An urgent hearing was held in the High Court yesterday related to an application for judicial review on behalf of one of the founders of the direct action group, Huda Ammori.
A further hearing will be held on Friday to decide whether the Government can temporarily be blocked from banning the group, pending a hearing to decide whether Palestine Action can bring the legal challenge.
Other Greens have also spokenout in support of the group. Ms Chowns, 50, the MP for North Herefordshire, said that proscription was ‘a shocking overreaction to a couple of protestors using paint’ at RAF Brize Norton on June 20.
Five people have since been arrested on suspicion of a terror offence in relation to the incident.
Last week a Green Party peer has said she would vote against proscribing Palestine Action if the order reaches the House Of Lords.
During a talk at Glastonbury Festival’s Speakers Forum with Palestine Action activist Francesca Nadin, Baroness Jenny Jones said people inside the Lords had told her she ‘should not be sharing a platform’ with the group, but she added she was ‘proud’ to be with them.

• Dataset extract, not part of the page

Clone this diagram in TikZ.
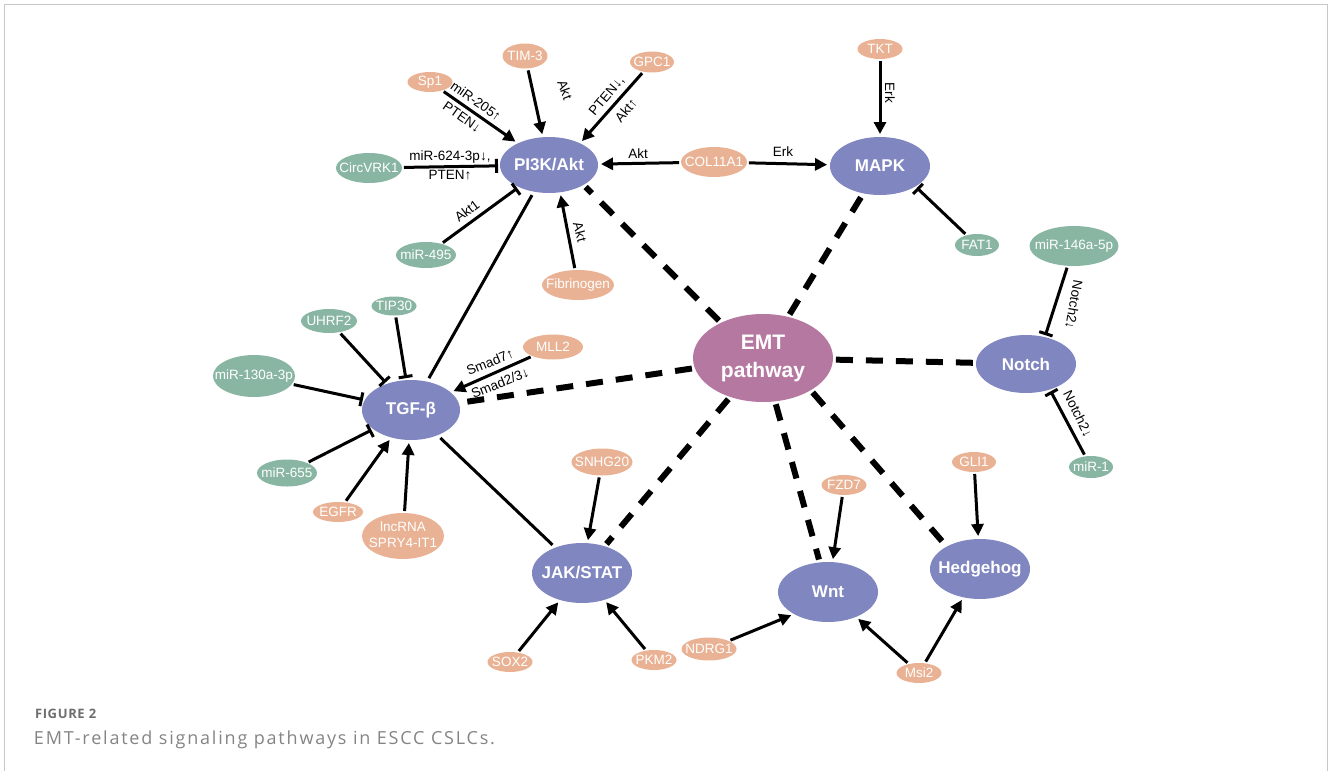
\documentclass[tikz,border=0pt]{standalone}
\usepackage{fontspec}
\setmainfont{Liberation Sans}
\newfontfamily\capfont[LetterSpace=10]{Open Sans}
\newfontfamily\figfont[LetterSpace=5]{Open Sans}
\usetikzlibrary{shapes.geometric,arrows.meta}
\definecolor{pw}{HTML}{8086C0}
\definecolor{emtc}{HTML}{B578A0}
\definecolor{org}{HTML}{EAB294}
\definecolor{grn}{HTML}{89B6A3}
\definecolor{capgray}{HTML}{6E6E6E}
\begin{document}
\begin{tikzpicture}[x=1pt,y=-1pt,
 every node/.style={inner sep=0pt,outer sep=0pt},
 big/.style={ellipse,fill=pw,text=white,font=\fontsize{17}{19}\selectfont\bfseries},
 sm/.style={ellipse,text=white,font=\fontsize{13.5}{16}\selectfont},
 on/.style={sm,fill=org},
 gn/.style={sm,fill=grn},
 lab/.style={font=\fontsize{13.5}{14}\selectfont,text=black},
 act/.style={line width=3pt,-{Triangle[length=12pt,width=12pt]},shorten <=2pt,shorten >=3pt},
 inh/.style={line width=3pt,-{Bar[width=14pt]},shorten <=2pt,shorten >=2pt},
 lnk/.style={line width=3pt,shorten <=4pt,shorten >=4pt},
 dsh/.style={line width=6pt,dash pattern=on 17pt off 13pt,shorten <=3pt,shorten >=3pt},
 sz/.style 2 args={minimum width=#1pt,minimum height=#2pt}
]
\useasboundingbox (0,0) rectangle (1328,771);
\draw[black!22,line width=1pt] (4,771) -- (4,4.5) -- (1327,4.5) -- (1327,771);

% pathway nodes
\node[big,sz={98}{56}] (pi3k) at (549,165) {\makebox[0pt]{PI3K/Akt}};
\node[big,sz={100}{58}] (mapk) at (880,166) {\makebox[0pt]{MAPK}};
\node[big,sz={100}{58}] (notch) at (1026,364) {\makebox[0pt]{Notch}};
\node[big,sz={98}{60}] (tgf) at (411,410) {\makebox[0pt]{TGF-β}};
\node[big,sz={100}{60}] (jak) at (582,573) {\makebox[0pt]{JAK/STAT}};
\node[big,sz={100}{60}] (wnt) at (828,592) {\makebox[0pt]{Wnt}};
\node[big,sz={100}{60}] (hh) at (980,569) {\makebox[0pt]{Hedgehog}};
\node[big,fill=emtc,sz={140}{88},font=\fontsize{21}{28}\selectfont\bfseries] (emt) at (763,358)
  {\makebox[0pt]{\begin{tabular}{@{}c@{}}EMT\\pathway\end{tabular}}};

% regulator nodes
\node[on,sz={45}{25}] (tim3) at (525,56) {\makebox[0pt]{TIM-3}};
\node[on,sz={44}{21}] (gpc1) at (652,62) {\makebox[0pt]{GPC1}};
\node[on,sz={45}{20}] (sp1) at (430,82) {\makebox[0pt]{Sp1}};
\node[gn,sz={66}{30}] (circ) at (369,168) {\makebox[0pt]{CircVRK1}};
\node[on,sz={66}{30}] (col) at (714,162) {\makebox[0pt]{COL11A1}};
\node[on,sz={45}{20}] (tkt) at (880,49) {\makebox[0pt]{TKT}};
\node[gn,sz={44}{22}] (fat1) at (977,245) {\makebox[0pt]{FAT1}};
\node[gn,sz={89}{40}] (m146) at (1074,246) {\makebox[0pt]{miR-146a-5p}};
\node[gn,sz={44}{22}] (mir1) at (1091,467) {\makebox[0pt]{miR-1}};
\node[on,sz={44}{20}] (gli1) at (974,462) {\makebox[0pt]{GLI1}};
\node[gn,sz={60}{26}] (m495) at (426,255) {\makebox[0pt]{miR-495}};
\node[on,sz={72}{30}] (fib) at (578,285) {\makebox[0pt]{Fibrinogen}};
\node[gn,sz={45}{19}] (tip30) at (394,306) {\makebox[0pt]{TIP30}};
\node[gn,sz={56}{24}] (uhrf2) at (329,321) {\makebox[0pt]{UHRF2}};
\node[gn,sz={82}{42}] (m130) at (254,376) {\makebox[0pt]{miR-130a-3p}};
\node[on,sz={60}{25}] (mll2) at (553,347) {\makebox[0pt]{MLL2}};
\node[gn,sz={60}{27}] (m655) at (287,473) {\makebox[0pt]{miR-655}};
\node[on,sz={50}{20}] (egfr) at (338,512) {\makebox[0pt]{EGFR}};
\node[on,sz={82}{46}] (lnc) at (403,536)
  {\makebox[0pt]{\begin{tabular}{@{}c@{}}lncRNA\\SPRY4-IT1\end{tabular}}};
\node[on,sz={61}{27}] (snhg) at (602,462) {\makebox[0pt]{SNHG20}};
\node[on,sz={45}{20}] (sox2) at (510,662) {\makebox[0pt]{SOX2}};
\node[on,sz={45}{20}] (pkm2) at (654,660) {\makebox[0pt]{PKM2}};
\node[on,sz={55}{23}] (ndrg) at (709,649) {\makebox[0pt]{NDRG1}};
\node[on,sz={45}{20}] (fzd7) at (844,485) {\makebox[0pt]{FZD7}};
\node[on,sz={45}{20}] (msi2) at (919,673) {\makebox[0pt]{Msi2}};

% dashed links to EMT
\draw[dsh] (emt.140) -- (pi3k.-30);
\draw[dsh] (emt) -- (mapk);
\draw[dsh] (emt) -- (notch);
\draw[dsh] (emt) -- (tgf);
\draw[dsh] (emt) -- (jak);
\draw[dsh] (emt) -- (wnt);
\draw[dsh] (emt.-34) -- (hh.146);

% plain links
\draw[lnk] (pi3k) -- (tgf);
\draw[lnk] (tgf) -- (jak);

% PI3K/Akt
\draw[act] (sp1) -- (pi3k);
\draw[act] (tim3) -- (pi3k);
\draw[act] (gpc1) -- (pi3k.35);
\draw[act] (fib) -- (pi3k.-68);
\draw[act] (col) -- (pi3k);
\draw[inh] (circ) -- (pi3k);
\draw[inh] (m495) -- (pi3k);
% MAPK
\draw[act] (col) -- (mapk);
\draw[act] (tkt) -- (mapk);
\draw[inh] (fat1) -- (mapk.-30);
% Notch
\draw[inh] (m146) -- (notch.55);
\draw[inh] (mir1) -- (notch.-47);
% TGF
\draw[inh] (uhrf2) -- (tgf);
\draw[inh] (tip30) -- (tgf);
\draw[inh] (m130) -- (tgf);
\draw[inh] (m655) -- (tgf);
\draw[act] (egfr) -- (tgf);
\draw[act] (lnc) -- (tgf);
\draw[act] (mll2) -- (tgf);
% JAK/STAT
\draw[act] (snhg) -- (jak);
\draw[act] (sox2) -- (jak);
\draw[act] (pkm2) -- (jak);
% Wnt, Hedgehog
\draw[act] (fzd7) -- (wnt);
\draw[act] (ndrg) -- (wnt.213);
\draw[act] (msi2) -- (wnt);
\draw[act] (msi2) -- (hh);
\draw[act] (gli1) -- (hh);

% edge labels
\node[lab,rotate=-35] (l1) at (476,101) {miR-205↑};
\node[lab,rotate=-35] (l2) at (462,117) {PTEN↓};
\node[lab,rotate=-70] (l3) at (565,90) {Akt};
\node[lab,rotate=50] (l4) at (607,96) {PTEN↓,};
\node[lab,rotate=50] (l5) at (626,110) {Akt↑};
\node[lab] (l6) at (450,157) {miR-624-3p↓,};
\node[lab] (l7) at (450,175) {PTEN↑};
\node[lab,rotate=37] (l8) at (467,211) {Akt1};
\node[lab,rotate=-75] (l9) at (580,232) {Akt};
\node[lab] (l10) at (638,154) {Akt};
\node[lab] (l11) at (783,152) {Erk};
\node[lab,rotate=-90] (l12) at (890,93) {Erk};
\node[lab,rotate=-100] (l13) at (1074,305) {Notch2↓};
\node[lab,rotate=-64] (l14) at (1078,414) {Notch2↓};
\node[lab,rotate=22] (l15) at (490,362) {Smad7↑};
\node[lab,rotate=22] (l16) at (500,383) {Smad2/3↓};

% caption
\node[anchor=base west,font=\figfont\bfseries\fontsize{13}{14}\selectfont,text=capgray] (fig) at (35,718) {FIGURE 2};
\node[anchor=base west,font=\capfont\fontsize{18}{20}\selectfont,text=capgray!85] (cap) at (34,744) {EMT-related signaling pathways in ESCC CSLCs.};
\end{tikzpicture}
\end{document}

But one issue that does not seem to go away is Mr Polanski’s time as a hypnotist.
In 2013 he featured in a Sun newspaper article in which he purported to help women increase the size of their bust.
He told a reporter to picture herself with bigger breasts as part of a treatment and said his method could become ‘popular very quickly, because it’s so safe and a lot cheaper than a boob job.’
The newspaper said he then told her: ‘Imagine you’re in a movie. I want you to make the image bigger and brighter so it fills the screen. Now step it up and feel what it’s like having your new breasts. Are you walking differently? Do you look happy?’
He apologised for his comments on breasts to a local news website, when he was running as the Green candidate at the 2019 election in Cities of London and Westminster.
But speaking to the Big Issue last month he claimed he had been the victim of ‘misrepresentation’.
Mr Polanski has been approached to comment.
The Green Party leadership election result is announced on September 2.